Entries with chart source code
+ + + +

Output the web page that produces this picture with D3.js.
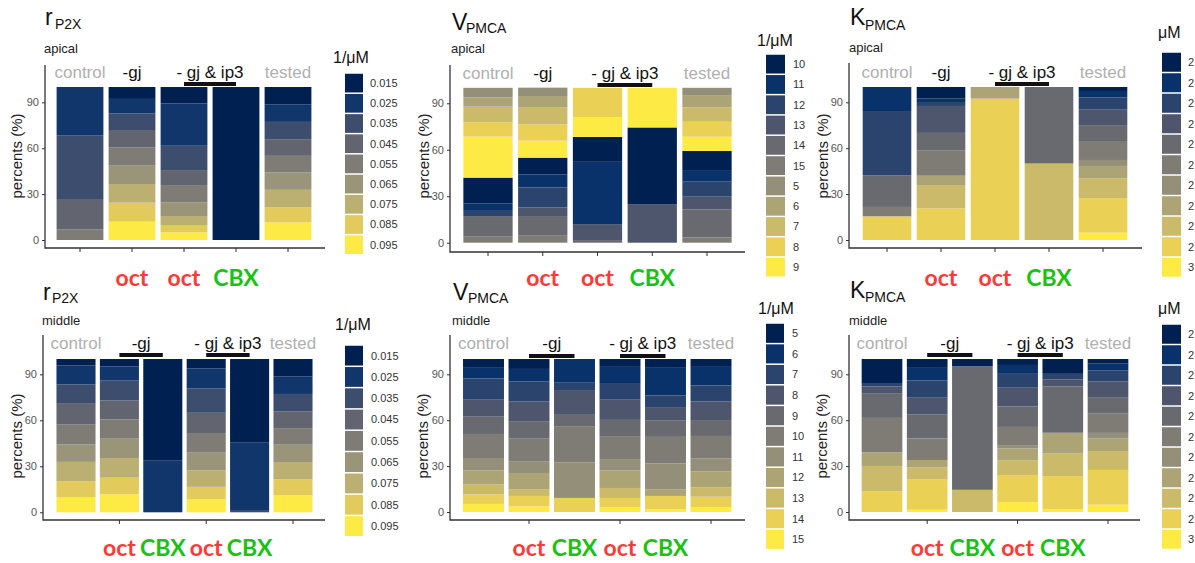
<!DOCTYPE html>
<meta charset="utf-8">
<head>
<style>
body { margin: 0; background: #fff; }
svg { display: block; font-family: "Liberation Sans", Arial, sans-serif; }
.treat { font-family: Lato, "Open Sans", sans-serif; font-weight: bold; font-size: 23px; }
</style>
</head>
<body>
<script src="https://cdn.jsdelivr.net/npm/d3@7"></script>
<div id="chart"></div>
<script>
var width = 1195, height = 563;

// legend levels, in legend order (dark -> yellow)
const rLevels = ["0.015", "0.025", "0.035", "0.045", "0.055", "0.065", "0.075", "0.085", "0.095"];
const vApicalLevels = ["10", "11", "12", "13", "14", "15", "5", "6", "7", "8", "9"];
const vMiddleLevels = ["5", "6", "7", "8", "9", "10", "11", "12", "13", "14", "15"];
const kLevels = ["2", "2", "2", "2", "2", "2", "2", "2", "2", "2", "3"];

// V apical bars are stacked by numeric value (5 on top), not by legend order
const vApicalStack = [6, 7, 8, 9, 10, 0, 1, 2, 3, 4, 5];

const yTicks = [0, 30, 60, 90];

// group headers: text, first bar, last bar, grey?, underline?
const groupsTop = [
  ["control", 0, 0, true, false],
  ["-gj", 1, 1, false, false],
  ["- gj & ip3", 2, 3, false, true],
  ["tested", 4, 4, true, false]
];
const groupsBottom = [
  ["control", 0, 0, true, false],
  ["-gj", 1, 2, false, true],
  ["- gj & ip3", 3, 4, false, true],
  ["tested", 5, 5, true, false]
];
const treatTop = ["", "oct", "oct", "CBX", ""];
const treatBottom = ["", "oct", "CBX", "oct", "CBX", ""];

// percents per bar, values in legend order
const rApical = [
  [0, 31.8, 41.4, 19.8, 7.0, 0, 0, 0, 0],
  [7.8, 9.4, 10.9, 11.5, 11.8, 12.0, 12.2, 12.4, 12.0],
  [10.7, 27.7, 15.9, 9.8, 11.3, 8.9, 6.3, 4.4, 5.0],
  [100, 0, 0, 0, 0, 0, 0, 0, 0],
  [11.3, 11.5, 11.3, 10.9, 10.9, 11.3, 11.3, 10.0, 11.5]
];
const vApical = [
  [16.6, 4.3, 3.9, 0, 13.3, 3.9, 6.2, 6.0, 10.1, 9.2, 26.5],
  [10.8, 8.4, 12.9, 5.6, 12.7, 4.5, 5.4, 7.5, 10.8, 10.5, 11.0],
  [16.1, 40.2, 0, 10.3, 1.7, 0, 0, 0, 0, 19.1, 12.6],
  [49.5, 0, 0, 24.9, 0, 0, 0, 0, 0, 0, 25.6],
  [12.3, 7.5, 9.7, 8.2, 18.1, 3.4, 4.7, 8.0, 9.2, 9.7, 9.2]
];
const kApical = [
  [0, 15.7, 42.0, 0, 20.7, 6.1, 0, 0, 0, 15.5, 0],
  [7.6, 2.2, 2.6, 17.6, 11.3, 16.7, 0, 6.1, 15.2, 20.7, 0],
  [0, 0, 0, 0, 0, 0, 0, 7.6, 0, 92.4, 0],
  [0, 0, 0, 0, 50, 0, 0, 0, 50, 0, 0],
  [2.6, 4.3, 7.6, 10.4, 10.4, 12.4, 3.9, 8.0, 13.0, 22.6, 4.8]
];
const rMiddle = [
  [4.3, 12.3, 12.6, 13.6, 13.0, 11.3, 12.6, 10.6, 9.7],
  [4.8, 9.3, 13.0, 12.3, 12.6, 12.6, 12.8, 10.8, 11.8],
  [66.0, 34.0, 0, 0, 0, 0, 0, 0, 0],
  [6.1, 13.0, 16.0, 13.2, 12.8, 11.5, 10.8, 8.0, 8.6],
  [54.6, 43.9, 1.5, 0, 0, 0, 0, 0, 0],
  [11.5, 11.3, 11.5, 10.8, 10.8, 11.3, 11.3, 10.4, 11.1]
];
const vMiddle = [
  [5.3, 7.4, 13.9, 11.1, 11.3, 15.7, 8.1, 9.2, 6.5, 6.2, 5.3],
  [6.5, 8.1, 13.2, 13.2, 11.1, 15.0, 7.4, 10.6, 4.4, 6.9, 3.6],
  [0, 15.5, 4.8, 16.2, 7.4, 23.6, 23.3, 0, 0, 9.2, 0],
  [4.6, 11.1, 10.9, 13.2, 10.6, 15.0, 7.4, 11.5, 6.5, 6.2, 3.0],
  [5.3, 18.5, 8.1, 8.1, 10.9, 17.3, 16.9, 4.4, 0, 8.7, 1.8],
  [4.6, 12.7, 10.4, 12.2, 10.4, 14.8, 8.3, 10.4, 6.2, 7.0, 3.0]
];
const kMiddle = [
  [16.2, 0, 1.7, 4.8, 15.8, 22.5, 0, 8.9, 16.7, 13.4, 0],
  [5.8, 8.2, 11.3, 10.8, 15.8, 14.1, 0, 4.8, 7.8, 19.9, 1.5],
  [4.8, 0, 0, 0, 80.7, 0, 0, 0, 14.5, 0, 0],
  [3.9, 5.8, 8.7, 12.6, 13.4, 11.9, 2.2, 7.6, 9.7, 17.7, 6.5],
  [9.7, 0, 3.7, 4.5, 30.3, 0, 0, 13.6, 14.7, 21.6, 1.9],
  [2.8, 4.8, 7.1, 10.2, 10.8, 12.6, 3.7, 8.2, 12.3, 22.7, 4.8]
];

const panels = [
  { t: "r", sub: "P2X", region: "apical", unit: "1/\u03bcM", levels: rLevels, values: rApical, groups: groupsTop, treat: treatTop },
  { t: "V", sub: "PMCA", region: "apical", unit: "1/\u03bcM", levels: vApicalLevels, values: vApical, stack: vApicalStack, groups: groupsTop, treat: treatTop },
  { t: "K", sub: "PMCA", region: "apical", unit: "\u03bcM", levels: kLevels, values: kApical, groups: groupsTop, treat: treatTop },
  { t: "r", sub: "P2X", region: "middle", unit: "1/\u03bcM", levels: rLevels, values: rMiddle, groups: groupsBottom, treat: treatBottom, ticks: [1, 3, 5] },
  { t: "V", sub: "PMCA", region: "middle", unit: "1/\u03bcM", levels: vMiddleLevels, values: vMiddle, groups: groupsBottom, treat: treatBottom, ticks: [1, 3, 5] },
  { t: "K", sub: "PMCA", region: "middle", unit: "\u03bcM", levels: kLevels, values: kMiddle, groups: groupsBottom, treat: treatBottom, ticks: [1, 3, 5] }
];

// where each panel sits on the page
const layout = [
  { ax: 45, aTop: 65, aBot: 248, aRight: 325, y0: 240, y100: 87, c1: 80, cn: 288,
    tx: 45, ty: 25, sx: 55, sy: 29, ry: 53, gy: 78, uy: 82, try_: 286, ytx: 22, yty: 156,
    lx: 333, lty: 63, kx: 345, ky: 73, ks: 20.2, kw: 18, lbx: 370 },
  { ax: 450, aTop: 65, aBot: 252, aRight: 745, y0: 242.7, y100: 87.8, c1: 488, cn: 707,
    tx: 452, ty: 30, sx: 466, sy: 33, ry: 53, gy: 79, uy: 83, try_: 286, ytx: 429, yty: 156,
    lx: 757, lty: 46, kx: 766, ky: 54, ks: 20.3, kw: 19, lbx: 793 },
  { ax: 849, aTop: 63, aBot: 248, aRight: 1142, y0: 240, y100: 87, c1: 887, cn: 1103,
    tx: 850, ty: 25, sx: 865, sy: 30, ry: 52, gy: 78, uy: 82, try_: 286, ytx: 828, yty: 156,
    lx: 1158, lty: 38, kx: 1162, ky: 52, ks: 20.5, kw: 19, lbx: 1188 },
  { ax: 43, aTop: 335, aBot: 520, aRight: 325, y0: 512.3, y100: 359, c1: 76, cn: 293,
    tx: 43, ty: 300, sx: 52, sy: 303, ry: 325, gy: 349, uy: 353, try_: 556, ytx: 22, yty: 436,
    lx: 335, lty: 330, kx: 345, ky: 345, ks: 21.3, kw: 18, lbx: 371 },
  { ax: 450, aTop: 335, aBot: 520, aRight: 745, y0: 512, y100: 359, c1: 483.5, cn: 711,
    tx: 453, ty: 300, sx: 468, sy: 303, ry: 325, gy: 349, uy: 354, try_: 556, ytx: 428, yty: 436,
    lx: 758, lty: 314, kx: 766, ky: 323, ks: 20.6, kw: 18, lbx: 792 },
  { ax: 849, aTop: 335, aBot: 520, aRight: 1140, y0: 512, y100: 359, c1: 882, cn: 1108,
    tx: 850, ty: 298, sx: 865, sy: 302, ry: 325, gy: 349, uy: 353, try_: 556, ytx: 827, yty: 436,
    lx: 1158, lty: 314, kx: 1162, ky: 324, ks: 20.5, kw: 19, lbx: 1188 }
];

const svg = d3.select("#chart")
    .append("svg")
    .attr("width", width)
    .attr("height", height);

panels.forEach(function (p, i) {
  const L = layout[i];
  const g = svg.append("g");
  const n = p.values.length;
  const step = (L.cn - L.c1) / (n - 1);

  const x = d3.scaleBand()
      .domain(d3.range(n))
      .range([L.c1 - step / 2, L.cn + step / 2])
      .paddingInner(0.1)
      .paddingOuter(0.05);
  const y = d3.scaleLinear().domain([0, 100]).range([L.y0, L.y100]);
  const colors = d3.quantize(d3.interpolateCividis, p.levels.length);
  const mid = j => x(j) + x.bandwidth() / 2;

  // stacked bars: d3.stack puts the first key at the bottom
  const order = p.stack || d3.range(p.levels.length);
  const series = d3.stack()
      .keys(order.slice().reverse())
      .value((d, k) => d[k])(p.values);

  g.selectAll("g.layer")
    .data(series)
    .enter().append("g")
      .attr("fill", s => colors[s.key])
    .selectAll("rect")
    .data(s => s)
    .enter().append("rect")
      .attr("x", (d, j) => x(j))
      .attr("width", x.bandwidth())
      .attr("y", d => y(d[1]))
      .attr("height", d => y(d[0]) - y(d[1]));

  // axes
  const yAxis = g.append("g")
      .attr("transform", "translate(" + L.ax + ",0)")
      .call(d3.axisLeft(y).tickValues(yTicks).tickSize(3).tickPadding(3));
  yAxis.select(".domain").remove();
  yAxis.selectAll("line").attr("stroke", "#333");
  yAxis.selectAll("text").attr("fill", "#555").style("font-size", "11px");

  const xAxis = g.append("g")
      .attr("transform", "translate(0," + L.aBot + ")")
      .call(d3.axisBottom(x).tickValues(p.ticks || d3.range(n)).tickSize(4).tickFormat(""));
  xAxis.select(".domain").remove();
  xAxis.selectAll("line").attr("stroke", "#333");

  g.append("path")
      .attr("d", "M" + L.ax + "," + L.aTop + "V" + L.aBot + "H" + L.aRight)
      .attr("fill", "none")
      .attr("stroke", "#333")
      .attr("stroke-width", 1.3);

  g.append("text")
      .attr("transform", "translate(" + L.ytx + "," + L.yty + ") rotate(-90)")
      .attr("text-anchor", "middle")
      .style("font-size", "15px")
      .attr("fill", "#222")
      .text("percents (%)");

  // titles
  g.append("text").attr("x", L.tx).attr("y", L.ty)
      .style("font-size", "23px").attr("fill", "#111").text(p.t);
  g.append("text").attr("x", L.sx).attr("y", L.sy)
      .style("font-size", "14px").attr("fill", "#111").text(p.sub);
  g.append("text").attr("x", L.tx - 1).attr("y", L.ry)
      .style("font-size", "13px").attr("fill", "#222").text(p.region);

  // group headers
  p.groups.forEach(function (gr) {
    const a = mid(gr[1]), b = mid(gr[2]);
    g.append("text")
        .attr("x", (a + b) / 2)
        .attr("y", L.gy)
        .attr("text-anchor", "middle")
        .style("font-size", "17px")
        .attr("fill", gr[3] ? "#b0b0b0" : "#111")
        .text(gr[0]);
    if (gr[4]) {
      g.append("rect")
          .attr("x", a).attr("y", L.uy)
          .attr("width", b - a).attr("height", 4)
          .attr("fill", "#111");
    }
  });

  // treatment labels under the bars
  g.selectAll("text.treat")
    .data(p.treat)
    .enter().append("text")
      .attr("class", "treat")
      .attr("x", (d, j) => mid(j))
      .attr("y", L.try_)
      .attr("text-anchor", "middle")
      .attr("fill", d => d === "oct" ? "#ff3838" : "#17c40f")
      .text(d => d);

  // legend
  const leg = g.append("g");
  leg.append("text").attr("x", L.lx).attr("y", L.lty)
      .style("font-size", "16px").attr("fill", "#111").text(p.unit);
  const keys = leg.selectAll("g.key")
    .data(p.levels)
    .enter().append("g")
      .attr("transform", (d, k) => "translate(0," + (L.ky + k * L.ks) + ")");
  keys.append("rect")
      .attr("x", L.kx)
      .attr("y", 0.75)
      .attr("width", L.kw)
      .attr("height", L.ks - 1.5)
      .attr("fill", (d, k) => colors[k]);
  keys.append("text")
      .attr("x", L.lbx)
      .attr("y", L.ks / 2)
      .attr("dy", "0.35em")
      .style("font-size", "11px")
      .attr("fill", "#333")
      .text(d => d);
});
</script>
</body>
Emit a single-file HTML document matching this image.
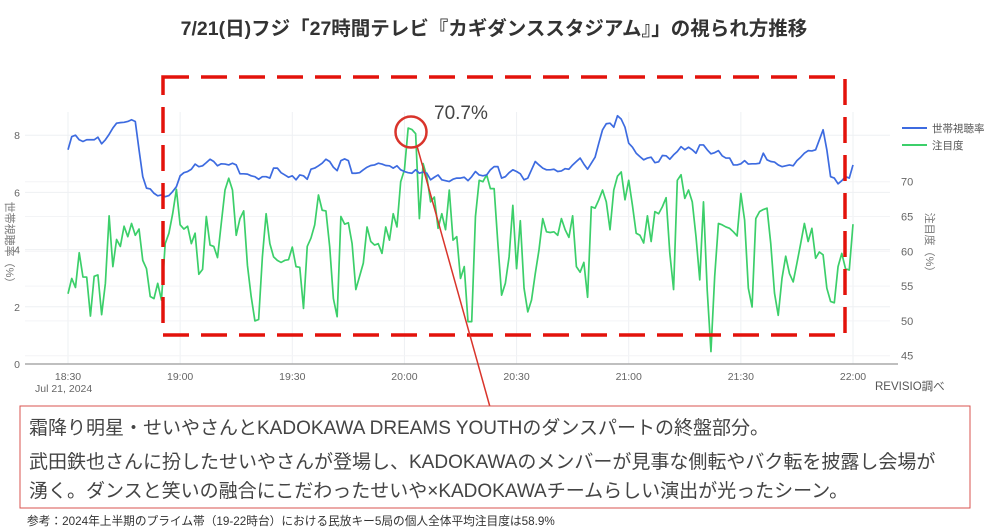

+ + + +

*Your instructions*
Repeat the records above exactly, from the first line through the line containing "const yTicks = [0, 30, 60, 90];", and leave out the pictures.

*Exercise solution*
Output the web page that produces this picture with D3.js.
<!DOCTYPE html>
<meta charset="utf-8">
<head>
<style>
body { margin: 0; background: #fff; }
svg { display: block; font-family: "Liberation Sans", Arial, sans-serif; }
.treat { font-family: Lato, "Open Sans", sans-serif; font-weight: bold; font-size: 23px; }
</style>
</head>
<body>
<script src="https://cdn.jsdelivr.net/npm/d3@7"></script>
<div id="chart"></div>
<script>
var width = 1195, height = 563;

// legend levels, in legend order (dark -> yellow)
const rLevels = ["0.015", "0.025", "0.035", "0.045", "0.055", "0.065", "0.075", "0.085", "0.095"];
const vApicalLevels = ["10", "11", "12", "13", "14", "15", "5", "6", "7", "8", "9"];
const vMiddleLevels = ["5", "6", "7", "8", "9", "10", "11", "12", "13", "14", "15"];
const kLevels = ["2", "2", "2", "2", "2", "2", "2", "2", "2", "2", "3"];

// V apical bars are stacked by numeric value (5 on top), not by legend order
const vApicalStack = [6, 7, 8, 9, 10, 0, 1, 2, 3, 4, 5];

const yTicks = [0, 30, 60, 90];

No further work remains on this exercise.